Whether DLI overwrites the partitions where data will be written into during runtime. If you set this parameter to false, all partitions that meet the specified condition will be deleted before data overwrite starts. For example, if you set this parameter to false and use INSERT OVERWRITE to write partition 2021-02 to a partitioned table that has the 2021-01 partition, this partition will be deleted.

If you set this parameter to true, DLI does not delete partitions before overwrite starts.

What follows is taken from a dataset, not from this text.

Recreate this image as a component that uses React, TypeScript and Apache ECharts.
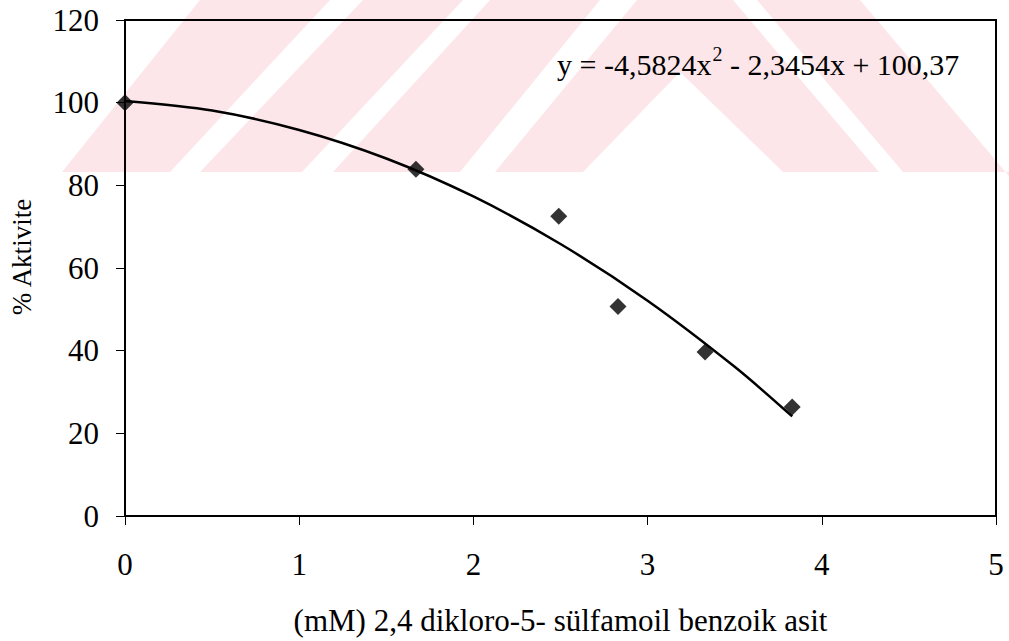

spark.sql.files.maxPartitionBytes

134217728

The maximum number of bytes to be packed into a single partition when a file is read.

spark.sql.badRecordsPath

-

The path of bad records.

spark.sql.legacy.correlated.scalar.query.enabled

false

  • If set to true:
    • When there is no duplicate data in a subquery, executing a correlated subquery does not require deduplication from the subquery's result.
    • If there is duplicate data in a subquery, executing a correlated subquery will result in an error. To resolve this, the subquery's result must be deduplicated using functions such as max() or min().
  • If set to false:

    Regardless of whether there is duplicate data in a subquery, executing a correlated subquery requires deduplicating the subquery's result using functions such as max() or min(). Otherwise, an error will occur.